» **DIRECTIONS**: Restate the data exactly as given and keep the pictures out.

» **RECORDED INFORMATION**:
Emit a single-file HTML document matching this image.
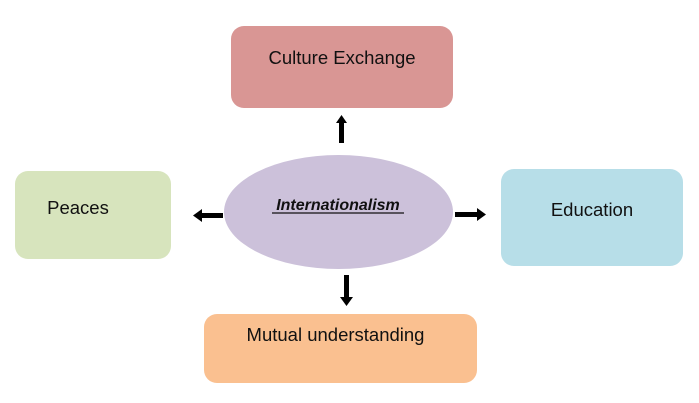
<!DOCTYPE html>
<html><head><style>
body{margin:0;width:699px;height:403px;background:#fff;overflow:hidden;position:relative;font-family:"Liberation Sans",sans-serif}
.b{position:absolute;border-radius:13px;display:flex;justify-content:center;font-size:18.5px;color:#111}
</style></head><body>
<div class="b" style="left:231px;top:26px;width:222px;height:82px;background:#d99694;align-items:flex-start"><span style="margin-top:21px">Culture Exchange</span></div>
<div class="b" style="left:15px;top:171px;width:156px;height:88px;background:#d7e4bd;"><span style="margin-top:26px;margin-left:-30px">Peaces</span></div>
<div class="b" style="left:501px;top:169px;width:182px;height:97px;background:#b7dee8;"><span style="margin-top:30px">Education</span></div>
<div class="b" style="left:204px;top:314px;width:273px;height:69px;background:#fac090;"><span style="margin-top:10px;margin-left:-10px">Mutual understanding</span></div>
<svg width="699" height="403" style="position:absolute;left:0;top:0">
<ellipse cx="338.5" cy="212" rx="114.5" ry="57" fill="#ccc1da"/>
<text x="338" y="210" text-anchor="middle" font-family="Liberation Sans" font-size="16" font-weight="bold" font-style="italic" fill="#111">Internationalism</text>
<line x1="272" y1="213" x2="404" y2="213" stroke="#111" stroke-width="1.2"/>
<g fill="#000">
<rect x="339" y="122" width="5" height="21"/><polygon points="336,123 347,123 341.5,115"/>
<rect x="344" y="275" width="5" height="23"/><polygon points="340,297 353,297 346.5,306"/>
<rect x="201" y="213" width="22" height="5"/><polygon points="202,209 202,222 193,215.5"/>
<rect x="455" y="212" width="23" height="5"/><polygon points="477,208 477,221 486,214.5"/>
</g>
</svg>
</body></html>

» **FULL RESPONSE**:
Emit a single-file HTML document matching this image.
<!DOCTYPE html>
<html><head><style>
body{margin:0;width:699px;height:403px;background:#fff;overflow:hidden;position:relative;font-family:"Liberation Sans",sans-serif}
.b{position:absolute;border-radius:13px;display:flex;justify-content:center;font-size:18.5px;color:#111}
</style></head><body>
<div class="b" style="left:231px;top:26px;width:222px;height:82px;background:#d99694;align-items:flex-start"><span style="margin-top:21px">Culture Exchange</span></div>
<div class="b" style="left:15px;top:171px;width:156px;height:88px;background:#d7e4bd;"><span style="margin-top:26px;margin-left:-30px">Peaces</span></div>
<div class="b" style="left:501px;top:169px;width:182px;height:97px;background:#b7dee8;"><span style="margin-top:30px">Education</span></div>
<div class="b" style="left:204px;top:314px;width:273px;height:69px;background:#fac090;"><span style="margin-top:10px;margin-left:-10px">Mutual understanding</span></div>
<svg width="699" height="403" style="position:absolute;left:0;top:0">
<ellipse cx="338.5" cy="212" rx="114.5" ry="57" fill="#ccc1da"/>
<text x="338" y="210" text-anchor="middle" font-family="Liberation Sans" font-size="16" font-weight="bold" font-style="italic" fill="#111">Internationalism</text>
<line x1="272" y1="213" x2="404" y2="213" stroke="#111" stroke-width="1.2"/>
<g fill="#000">
<rect x="339" y="122" width="5" height="21"/><polygon points="336,123 347,123 341.5,115"/>
<rect x="344" y="275" width="5" height="23"/><polygon points="340,297 353,297 346.5,306"/>
<rect x="201" y="213" width="22" height="5"/><polygon points="202,209 202,222 193,215.5"/>
<rect x="455" y="212" width="23" height="5"/><polygon points="477,208 477,221 486,214.5"/>
</g>
</svg>
</body></html>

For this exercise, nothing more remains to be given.